36|181001|広島

 彼の夢を見た。二人で談笑している。独立後の彼は順調そうで、身体中にエネルギーがみなぎり溌溂とした様子である。インターン生含めて15名ものメンバーと多種多様なプロジェクトを推進しているという。ぼくは彼の活躍を好ましく思っており、やっぱりすごいヤツだなと感心している。当時の思い出を振り返りながら、こうして再び気持ちよく会話を交わせることを嬉しく思っている。場面転換。ぼくを見守ってくれていた先輩2人が登場。彼らは何かを隠しているようだ。誰かに見つからないように気にしながら人混みのなかに紛れていく。そして2人はぼくの視界から消えてゆく。

 

 すっと目を開く。時計を見ると647分。夜更かしした割に案外早い。胸につかえていたものがとれたような気がする。つかえがとれて初めて、それがつかえていたと気づくものなのかもしれない。すっきりしている。ぼくのなかにあったわだかまりの大半は解消したような気さえする。きっと今日も彼は、誠実にひたむきに仕事や家族に向きあっているのだろう。

 

 台風は過ぎ去ったようだ。部屋の窓から青く広がる空が見える。すがすがしい朝。

 

 午後から平和記念公園に散歩に出かける。平和の灯と原爆ドームに向かって合掌。母の兄は原爆が投下された日に亡くなった。母方の祖父母や親族そして母も被爆者の一人であり、すでに祖父母は公園の慰霊碑に名前が刻まれている。

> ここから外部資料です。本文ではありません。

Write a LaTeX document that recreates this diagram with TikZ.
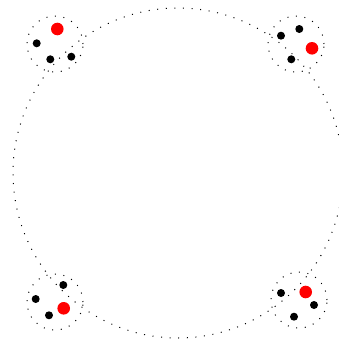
\documentclass[tikz,border=0pt]{standalone}
\begin{document}
\begin{tikzpicture}[x=1pt,y=-1pt,
  sparse/.style={line width=1pt,dash pattern=on 1pt off 7.6pt},
  cluster/.style={circle,draw,sparse,minimum size=56pt,inner sep=0pt},
  blackdot/.style={circle,fill=black,minimum size=8pt,inner sep=0pt},
  reddot/.style={circle,fill=red,minimum size=12.6pt,inner sep=0pt}]
\useasboundingbox (0,0) rectangle (339,343);
% large ring
\begin{scope}
\clip (0,0) rectangle (339,343);
\draw[sparse] (178,173) circle[radius=165];
\end{scope}
% four clusters on the ring
\node[cluster] (ca) at (55,44) {};
\node[cluster] (cb) at (296,44) {};
\node[cluster] (cc) at (55,302) {};
\node[cluster] (cd) at (299,300) {};
% cluster a
\node[reddot] (ar) at (57.3,29) {};
\node[blackdot] (a1) at (36.7,43.3) {};
\node[blackdot] (a2) at (50.3,59.3) {};
\node[blackdot] (a3) at (71.3,56.7) {};
% cluster b
\node[reddot] (br) at (312,48.3) {};
\node[blackdot] (b1) at (299.3,29) {};
\node[blackdot] (b2) at (281,35.7) {};
\node[blackdot] (b3) at (291.3,59.3) {};
% cluster c
\node[reddot] (cr) at (63.7,308.3) {};
\node[blackdot] (c1) at (63.3,285) {};
\node[blackdot] (c2) at (35.7,299) {};
\node[blackdot] (c3) at (49,315.3) {};
% cluster d
\node[reddot] (dr) at (305.7,292) {};
\node[blackdot] (d1) at (281,293) {};
\node[blackdot] (d2) at (314,305) {};
\node[blackdot] (d3) at (294,316.7) {};
\end{tikzpicture}
\end{document}
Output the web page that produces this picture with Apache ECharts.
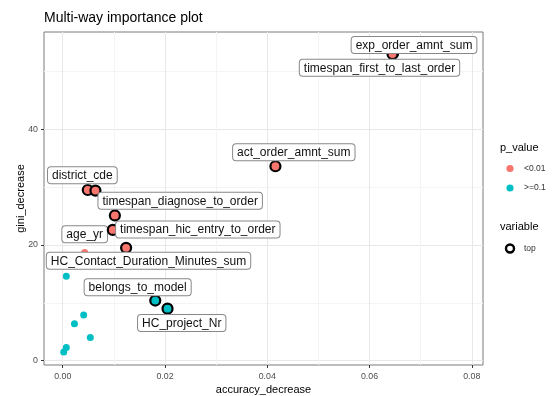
<!DOCTYPE html>
<html>
<head>
<meta charset="utf-8">
<script src="https://cdn.jsdelivr.net/npm/echarts@6/dist/echarts.min.js"></script>
<style>html,body{margin:0;padding:0;background:#fff}#c{width:560px;height:396px}</style>
</head>
<body>
<div id="c"></div>
<script>
// ---- data ----
var names = ["exp_order_amnt_sum","timespan_first_to_last_order","act_order_amnt_sum","district_cde","",
  "timespan_diagnose_to_order","timespan_hic_entry_to_order","HC_Contact_Duration_Minutes_sum","age_yr",
  "belongs_to_model","HC_project_Nr","","","","","",""];
var accuracyDecrease = [0.0646,0.0645,0.0416,0.0049,0.0064,0.0102,0.0098,0.0124,0.0043,0.0181,0.0205,
  0.0007,0.0041,0.0023,0.0054,0.0007,0.0002];
var giniDecrease = [53.1,53.0,33.6,29.5,29.4,25.1,22.6,19.5,18.7,10.4,9.0,
  14.6,7.9,6.4,4.0,2.3,1.5];
var pValue = ["<0.01","<0.01","<0.01","<0.01","<0.01","<0.01","<0.01","<0.01","<0.01",">=0.1",">=0.1",
  ">=0.1",">=0.1",">=0.1",">=0.1",">=0.1",">=0.1"];
var isTop = [1,1,1,1,1,1,1,1,0,1,1,0,0,0,0,0,0];
var xTicks = [0,0.02,0.04,0.06,0.08];
var xMinor = [0.01,0.03,0.05,0.07];
var yTicks = [0,20,40];
var yMinor = [10,30,50];
// label placement (repel layout, pixels relative to point)
var labelOffsets = [[22,-7.5],[-12,14.7],[19.4,-13],[-4.4,-13.7],null,[66.3,-13.7],[86,0.6],[23.4,14],[1,-17.3],[-16.6,-12.4],[15.2,15.3]];

var colors = {"<0.01":"#F8766D", ">=0.1":"#00BFC4"};
var FONT = "Liberation Sans, Arial, sans-serif";

function buildData(top) {
  var out = [];
  for (var i = 0; i < names.length; i++) {
    if (isTop[i] !== top) continue;
    var item = {name: names[i], value: [accuracyDecrease[i], giniDecrease[i]],
      itemStyle: {color: colors[pValue[i]], opacity: 1}};
    item.label = {show: !!(names[i] && labelOffsets[i])};
    out.push(item);
  }
  return out;
}
var seriesIdx = [[], []];
for (var i = 0; i < names.length; i++) seriesIdx[isTop[i]].push(i);

function layoutFor(s) {
  return function (params) {
    var i = seriesIdx[s][params.dataIndex];
    var off = labelOffsets[i] || [0, 0];
    var r = params.labelRect;
    var cx = params.rect.x + params.rect.width / 2, cy = params.rect.y + params.rect.height / 2;
    return {x: cx + off[0] - r.width / 2, y: cy + off[1] - r.height / 2, align: 'left', verticalAlign: 'top', hideOverlap: false};
  };
}

var labelStyle = {
  show: true, position: 'inside', formatter: '{b}', color: '#111', fontFamily: FONT, fontSize: 12,
  backgroundColor: '#fff', borderColor: '#888', borderWidth: 1, borderRadius: 3,
  padding: [2, 4, 1, 4], lineHeight: 13
};

var xMin = -0.00366, xMax = 0.0822, yMin = -0.74, yMax = 56.8;

var chart = echarts.init(document.getElementById('c'), null, {renderer: 'canvas'});
chart.setOption({
  animation: false,
  title: {text: 'Multi-way importance plot', left: 44, top: 11, padding: 0,
    textStyle: {fontFamily: FONT, fontSize: 14, fontWeight: 'normal', color: '#000'}},
  grid: {left: 44, top: 32, right: 77, bottom: 31, outerBoundsMode: 'none', containLabel: false,
    show: true, borderColor: '#7a7a7a', borderWidth: 1, backgroundColor: '#fff'},
  xAxis: [{
    type: 'value', min: xMin, max: xMax, name: 'accuracy_decrease', nameLocation: 'middle', nameGap: 19,
    nameMoveOverlap: false,
    nameTextStyle: {fontFamily: FONT, fontSize: 11, color: '#000'},
    axisLine: {show: false, onZero: false},
    axisTick: {show: true, length: 3, lineStyle: {color: '#333'}, customValues: xTicks},
    axisLabel: {customValues: xTicks, fontFamily: FONT, fontSize: 8.8, color: '#4d4d4d', margin: 7,
      formatter: function (v) { return v.toFixed(2); }},
    splitLine: {show: true, lineStyle: {color: '#e8e8e8', width: 1}}
  }, {
    type: 'value', min: xMin, max: xMax, position: 'bottom',
    axisLine: {show: false, onZero: false}, axisTick: {show: false, customValues: xMinor}, axisLabel: {show: false, customValues: xMinor},
    splitLine: {show: true, lineStyle: {color: '#f4f4f4', width: 1}}
  }],
  yAxis: [{
    type: 'value', min: yMin, max: yMax, name: 'gini_decrease', nameLocation: 'middle', nameGap: 18,
    nameMoveOverlap: false,
    nameTextStyle: {fontFamily: FONT, fontSize: 11, color: '#000'},
    axisLine: {show: false, onZero: false},
    axisTick: {show: true, length: 3, lineStyle: {color: '#333'}, customValues: yTicks},
    axisLabel: {customValues: yTicks, fontFamily: FONT, fontSize: 8.8, color: '#4d4d4d', margin: 6},
    splitLine: {show: true, lineStyle: {color: '#e8e8e8', width: 1}}
  }, {
    type: 'value', min: yMin, max: yMax, position: 'left',
    axisLine: {show: false, onZero: false}, axisTick: {show: false, customValues: yMinor}, axisLabel: {show: false, customValues: yMinor},
    splitLine: {show: true, lineStyle: {color: '#f4f4f4', width: 1}}
  }],
  series: [{
    type: 'scatter', name: 'other', symbol: 'circle', symbolSize: 7, z: 3,
    data: buildData(0), label: labelStyle, labelLayout: layoutFor(0)
  }, {
    type: 'scatter', name: 'top', symbol: 'circle', symbolSize: 10, z: 4,
    itemStyle: {borderColor: '#000', borderWidth: 2.2, opacity: 1},
    data: buildData(1), label: labelStyle, labelLayout: layoutFor(1)
  }],
  graphic: [
    {type: 'text', left: 500, top: 142, style: {text: 'p_value', font: '11px ' + FONT, fill: '#000'}},
    {type: 'circle', shape: {cx: 510, cy: 168.5, r: 3.6}, style: {fill: colors["<0.01"]}},
    {type: 'text', left: 524, top: 164, style: {text: '<0.01', font: '8.5px ' + FONT, fill: '#333'}},
    {type: 'circle', shape: {cx: 510, cy: 188, r: 3.6}, style: {fill: colors[">=0.1"]}},
    {type: 'text', left: 524, top: 183.5, style: {text: '>=0.1', font: '8.5px ' + FONT, fill: '#333'}},
    {type: 'text', left: 500, top: 221, style: {text: 'variable', font: '11px ' + FONT, fill: '#000'}},
    {type: 'circle', shape: {cx: 510, cy: 248.5, r: 4}, style: {fill: '#fff', stroke: '#000', lineWidth: 2.4}},
    {type: 'text', left: 524, top: 244, style: {text: 'top', font: '8.5px ' + FONT, fill: '#333'}}
  ]
});
</script>
</body>
</html>
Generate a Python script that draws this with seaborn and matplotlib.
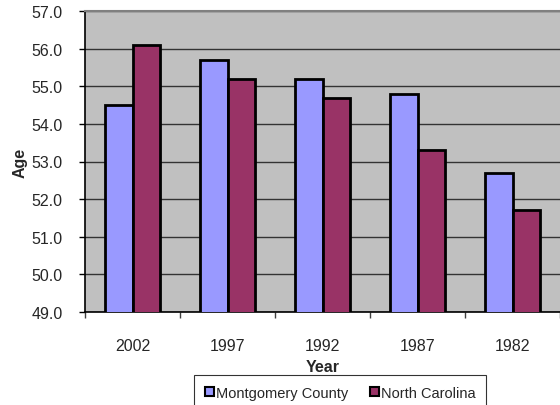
import pandas as pd
import numpy as np
import matplotlib
matplotlib.use("Agg")
import matplotlib.pyplot as plt
import seaborn as sns

# data
years = ["2002", "1997", "1992", "1987", "1982"]
montgomery = [54.5, 55.7, 55.2, 54.8, 52.7]
north_carolina = [56.1, 55.2, 54.7, 53.3, 51.7]
series = ["Montgomery County", "North Carolina"]

df = pd.DataFrame({
    "Year": years * 2,
    "Age": montgomery + north_carolina,
    "Area": [series[0]] * 5 + [series[1]] * 5,
})

sns.set_style("white")
plt.rcParams["font.family"] = ["Liberation Sans", "DejaVu Sans"]

fig = plt.figure(figsize=(5.6, 4.06), dpi=100)
# plot area: x 85..560, y 12..313 px
ax = fig.add_axes([85 / 560, 1 - 313 / 406, 475 / 560, 301 / 406])
ax.set_facecolor("#C0C0C0")

sns.barplot(data=df, x="Year", y="Age", hue="Area", order=years,
            palette=["#9999FF", "#993366"], saturation=1, width=0.58,
            edgecolor="black", linewidth=2, ax=ax, legend=True, zorder=3)

yt = np.arange(49, 57.1, 1)
ax.set_ylim(49, 57)
ax.set_yticks(yt)
ax.set_yticklabels([f"{v:.1f}" for v in yt], fontsize=11.5)
ax.yaxis.grid(True, color="#333333", linewidth=1, zorder=0)
ax.set_axisbelow(True)
ax.set_xlim(-0.5, 4.5)

# ticks between categories, labels centred
ax.set_xticks(np.arange(-0.5, 4.6, 1))
ax.set_xticklabels([])
ax.set_xticks(range(5), minor=True)
ax.set_xticklabels(years, minor=True, fontsize=11.5)
ax.tick_params(axis="x", which="major", direction="out", length=4, color="#404040", width=1)
ax.tick_params(axis="x", which="minor", length=0, pad=19)
ax.tick_params(axis="y", direction="out", length=4, color="black", width=1, pad=12)
ax.tick_params(bottom=True, left=True)

ax.spines["top"].set_color("#808080")
ax.spines["top"].set_linewidth(1.5)
ax.spines["right"].set_visible(False)
ax.spines["left"].set_color("black")
ax.spines["left"].set_linewidth(1.2)
ax.spines["bottom"].set_color("black")
ax.spines["bottom"].set_linewidth(1.2)

ax.set_xlabel("Year", fontsize=11.5, fontweight="bold", labelpad=4)
ax.set_ylabel("Age", fontsize=11.5, fontweight="bold", labelpad=3)

leg = ax.legend(loc="upper center", bbox_to_anchor=(0.537, -0.209), ncol=2,
                frameon=True, fancybox=False, fontsize=10.5, handlelength=0.6,
                handleheight=0.6, handletextpad=0.15, columnspacing=1.5,
                borderpad=0.75, borderaxespad=0)
leg.get_frame().set_edgecolor("black")
leg.get_frame().set_linewidth(0.8)
for h in leg.legend_handles:
    h.set_linewidth(1.5)

fig.savefig("out.png", dpi=100)
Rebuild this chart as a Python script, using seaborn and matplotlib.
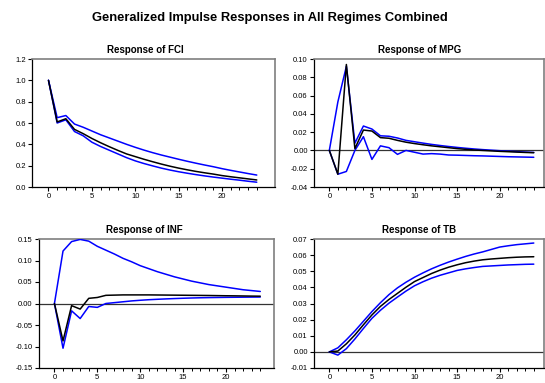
import numpy as np
import pandas as pd
import matplotlib
matplotlib.use("Agg")
import matplotlib.pyplot as plt
from matplotlib.ticker import FixedLocator, FormatStrFormatter, MultipleLocator
import seaborn as sns

periods = list(range(25))

fci_mid = [1.0, 0.61, 0.64, 0.54, 0.50, 0.455, 0.415, 0.378, 0.343, 0.31, 0.285, 0.26, 0.237,
           0.215, 0.195, 0.177, 0.161, 0.146, 0.133, 0.121, 0.107, 0.096, 0.086, 0.076, 0.066]
fci_up = [1.0, 0.65, 0.67, 0.59, 0.56, 0.525, 0.49, 0.46, 0.43, 0.40, 0.372, 0.346, 0.322,
          0.30, 0.28, 0.26, 0.241, 0.223, 0.206, 0.19, 0.172, 0.156, 0.141, 0.126, 0.112]
fci_lo = [1.0, 0.60, 0.63, 0.52, 0.48, 0.42, 0.38, 0.345, 0.31, 0.275, 0.245, 0.22, 0.198,
          0.177, 0.159, 0.143, 0.129, 0.116, 0.104, 0.093, 0.083, 0.073, 0.064, 0.054, 0.045]

mpg_mid = [0.0, -0.026, 0.094, 0.002, 0.0223, 0.0212, 0.014, 0.0133, 0.011, 0.009, 0.0075, 0.0062,
           0.005, 0.004, 0.003, 0.002, 0.0012, 0.0005, 0.0, -0.0005, -0.001, -0.0014, -0.0018,
           -0.0022, -0.0025]
mpg_up = [0.0, 0.053, 0.092, 0.008, 0.0267, 0.0234, 0.016, 0.0155, 0.0136, 0.011, 0.0095, 0.008,
          0.0066, 0.0054, 0.0043, 0.0033, 0.0024, 0.0016, 0.0009, 0.0003, -0.0003, -0.0008,
          -0.0013, -0.0018, -0.0022]
mpg_lo = [0.0, -0.026, -0.023, 0.0, 0.015, -0.0098, 0.005, 0.003, -0.0043, 0.0, -0.002, -0.004,
          -0.0035, -0.004, -0.005, -0.0052, -0.0055, -0.0058, -0.006, -0.0063, -0.0066, -0.0069,
          -0.0071, -0.0073, -0.0075]

inf_mid = [0.0, -0.087, -0.005, -0.013, 0.012, 0.014, 0.019, 0.0195, 0.02, 0.02, 0.02, 0.02,
           0.0198, 0.0196, 0.0194, 0.0192, 0.019, 0.0188, 0.0186, 0.0183, 0.018, 0.0178, 0.0175,
           0.0172, 0.017]
inf_up = [0.0, 0.122, 0.144, 0.149, 0.145, 0.133, 0.124, 0.115, 0.105, 0.097, 0.088, 0.081, 0.074,
          0.068, 0.062, 0.057, 0.052, 0.048, 0.044, 0.041, 0.038, 0.035, 0.032, 0.030, 0.028]
inf_lo = [0.0, -0.104, -0.017, -0.035, -0.007, -0.009, 0.0, 0.002, 0.004, 0.006, 0.0075, 0.0088,
          0.0098, 0.0107, 0.0115, 0.0122, 0.0128, 0.0133, 0.0137, 0.014, 0.0143, 0.0145, 0.0147,
          0.0149, 0.015]

tb_mid = [0.0, 0.0005, 0.005, 0.0105, 0.0168, 0.0229, 0.0282, 0.0325, 0.0363, 0.0401, 0.0436,
          0.0461, 0.0486, 0.0507, 0.0525, 0.054, 0.0553, 0.0563, 0.0571, 0.0576, 0.058, 0.0584,
          0.0587, 0.0589, 0.059]
tb_up = [0.0, 0.0025, 0.0075, 0.013, 0.019, 0.025, 0.0305, 0.0355, 0.0397, 0.0432, 0.0463, 0.049,
         0.0515, 0.0537, 0.0557, 0.0575, 0.0592, 0.0607, 0.062, 0.0635, 0.065, 0.0658, 0.0665,
         0.067, 0.0675]
tb_lo = [0.0, -0.002, 0.002, 0.008, 0.0145, 0.0208, 0.0258, 0.0302, 0.034, 0.0377, 0.041, 0.0435,
         0.0457, 0.0475, 0.049, 0.0505, 0.0515, 0.0523, 0.053, 0.0533, 0.0536, 0.0539, 0.0541,
         0.0543, 0.0544]

x_major = [0, 5, 10, 15, 20]
main_title = "Generalized Impulse Responses in All Regimes Combined"
panel_titles = ["Response of FCI", "Response of MPG", "Response of INF", "Response of TB"]

sns.set_theme(style="white")
plt.rcParams['font.family'] = ['Liberation Sans Narrow', 'Liberation Sans', 'DejaVu Sans']
plt.rcParams['text.color'] = 'black'

W, H = 545, 383
fig = plt.figure(figsize=(W / 100, H / 100), dpi=100)

def rect(l, r, t, b):
    return [l / W, 1 - b / H, (r - l) / W, (b - t) / H]

panels = [
    dict(rect=rect(32, 275, 59, 187), mid=fci_mid, up=fci_up, lo=fci_lo, tx=0.467,
         ylim=(0.0, 1.2), ystep=0.2, fmt='%.1f', xlim=(-1.9, 26.1), zero=False),
    dict(rect=rect(314, 544, 59, 187), mid=mpg_mid, up=mpg_up, lo=mpg_lo, tx=0.459,
         ylim=(-0.04, 0.10), ystep=0.02, fmt='%.2f', xlim=(-1.8, 25.2), zero=True),
    dict(rect=rect(39, 274, 239, 368), mid=inf_mid, up=inf_up, lo=inf_lo, tx=0.449,
         ylim=(-0.15, 0.15), ystep=0.05, fmt='%.2f', xlim=(-1.8, 25.6), zero=True),
    dict(rect=rect(314, 544, 239, 368), mid=tb_mid, up=tb_up, lo=tb_lo, tx=0.458,
         ylim=(-0.01, 0.07), ystep=0.01, fmt='%.2f', xlim=(-1.8, 25.2), zero=True),
]

for p, title in zip(panels, panel_titles):
    ax = fig.add_axes(p['rect'])
    df = pd.DataFrame({
        'period': periods * 3,
        'value': p['up'] + p['mid'] + p['lo'],
        'series': ['up'] * 25 + ['mid'] * 25 + ['lo'] * 25,
    })
    if p['zero']:
        ax.axhline(0, color='#333333', lw=0.9, zorder=1)
    sns.lineplot(data=df, x='period', y='value', hue='series',
                 palette={'up': '#0000FF', 'mid': '#000000', 'lo': '#0000FF'},
                 hue_order=['up', 'lo', 'mid'], lw=1.1, legend=False, ax=ax,
                 estimator=None, sort=False, zorder=3)
    ax.set_xlim(*p['xlim'])
    ax.set_ylim(*p['ylim'])
    ax.set_xlabel('')
    ax.set_ylabel('')
    ax.xaxis.set_major_locator(FixedLocator(x_major))
    ax.xaxis.set_minor_locator(FixedLocator(periods))
    ax.yaxis.set_major_locator(MultipleLocator(p['ystep']))
    ax.yaxis.set_major_formatter(FormatStrFormatter(p['fmt']))
    ax.tick_params(axis='both', which='major', direction='out', length=3, width=0.8,
                   labelsize=5.5, pad=1.5, colors='#000000', left=True, bottom=True)
    ax.tick_params(axis='x', which='minor', direction='out', length=2, width=0.7,
                   bottom=True, colors='#000000')
    for s in ['left', 'bottom']:
        ax.spines[s].set_color('#000000')
        ax.spines[s].set_linewidth(0.9)
    for s in ['top', 'right']:
        ax.spines[s].set_color('#7f7f7f')
        ax.spines[s].set_linewidth(1.2)
    ax.set_title(title, fontsize=7, fontweight='bold', pad=4, x=p['tx'], color='black')

fig.text(0.496, 1 - 18 / H, main_title, ha='center', va='center', fontsize=9.3,
         fontweight='bold', color='black')

fig.savefig('out.png', dpi=100)
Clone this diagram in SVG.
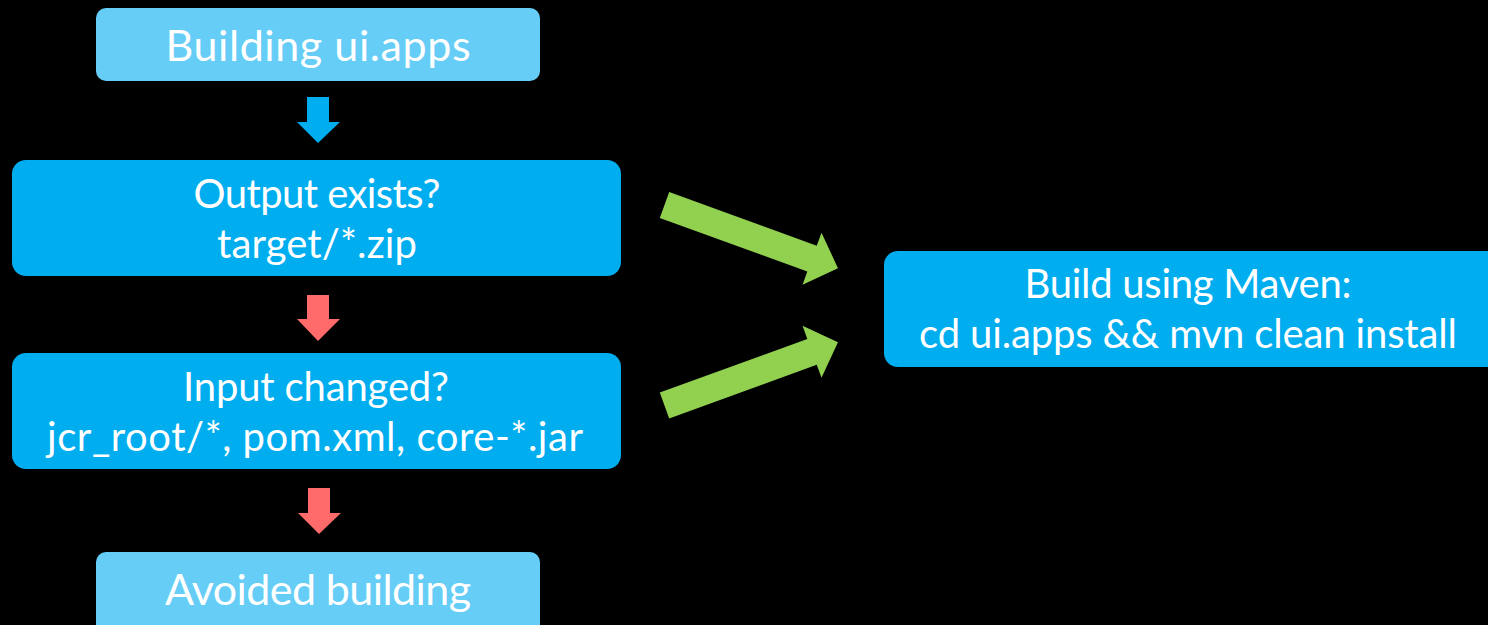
<svg xmlns="http://www.w3.org/2000/svg" width="1488" height="625" viewBox="0 0 1488 625">
<style>
.t{font-family:Lato,"Open Sans",sans-serif;font-size:40px;fill:#fff;text-anchor:middle}
.big{font-size:43px}
.light{fill:#66CDF6}
.mid{fill:#00ADEF}
</style>
<rect width="1488" height="625" fill="#000"/>
<g id="node-building">
<rect class="light" x="96" y="8" width="444" height="73" rx="10"/>
<text class="t big" x="318" y="61" textLength="305">Building ui.apps</text>
</g>
<g id="node-output">
<rect class="mid" x="12" y="160" width="609" height="116" rx="14"/>
<text class="t" x="317" y="208" textLength="247">Output exists?</text>
<text class="t" x="317" y="258" textLength="200">target/*.zip</text>
</g>
<g id="node-input">
<rect class="mid" x="12" y="353" width="609" height="116" rx="14"/>
<text class="t" x="316" y="401" textLength="266">Input changed?</text>
<text class="t" x="315" y="451" textLength="536">jcr_root/*, pom.xml, core-*.jar</text>
</g>
<g id="node-avoided">
<rect class="light" x="96" y="552" width="444" height="90" rx="10"/>
<text class="t big" x="318" y="605" textLength="306">Avoided building</text>
</g>
<g id="node-maven">
<rect class="mid" x="884" y="251" width="620" height="116" rx="14"/>
<text class="t" x="1188" y="298" textLength="327">Build using Maven:</text>
<text class="t" x="1188" y="348" textLength="538">cd ui.apps &amp;&amp; mvn clean install</text>
</g>
<g id="connectors">
<polygon fill="#00ADEF" points="307,97 329,97 329,122 340,122 318,143 297,122 307,122"/>
<polygon fill="#FF6B6B" points="307,295 329,295 329,319 340,319 318,341 297,319 307,319"/>
<polygon fill="#FF6B6B" points="308,488 330,488 330,513 341,513 319,534 298,513 308,513"/>
<polygon fill="#92D050" transform="translate(664.5,205) rotate(20)" points="0,-13.75 157,-13.75 157,-27.7 184.6,0 157,27.7 157,13.75 0,13.75"/>
<polygon fill="#92D050" transform="translate(664.5,405.5) rotate(-20)" points="0,-13.75 157,-13.75 157,-27.7 184.6,0 157,27.7 157,13.75 0,13.75"/>
</g>
</svg>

 母方の家系はそれほど身体が丈夫ではないようで、被爆が身体に与えた影響は何かしらあるのかもしれない。息子であるぼくが病気を発症したとき、母は自身の被爆が遠因ではないかと自らを責めていたと聞く。原爆の被害者である母が自らを責めなければならない公正な理由をぼくには見つけることができない。もちろんぼくの心中にも彼女を責める理由など見当たらない。

 なんでも先回りして痒いところに手を差し伸べてくる母に鬱陶しさを感じることはある。しかしそれとは次元が違う。母には感謝している(もちろん)。ぼくは彼女のように勤勉に働き、他人に愛情深く関わることはできそうにない。彼女へのぼくの責務は自分が幸せに生ききること。そしてそのことで彼女の自責の念が少しでも緩まればと思っている。

 

 叔母夫婦の家で夕食を呼ばれた帰路、従姉のKがぽつっと言った。平和を引き継がないかんよね、と。ぼくはその言葉の先に会話を継がなかったし、彼女の真意はわからない。しかしその言葉に誘われてか、被爆地である広島を舞台にした漫画「はだしのゲン」を何度も何度も読み返していた幼少時代をふと思い出す。あの頃あれほどまでにのめり込んだ理由を探ってみたら、何か大切なものを発見できるのかもしれない。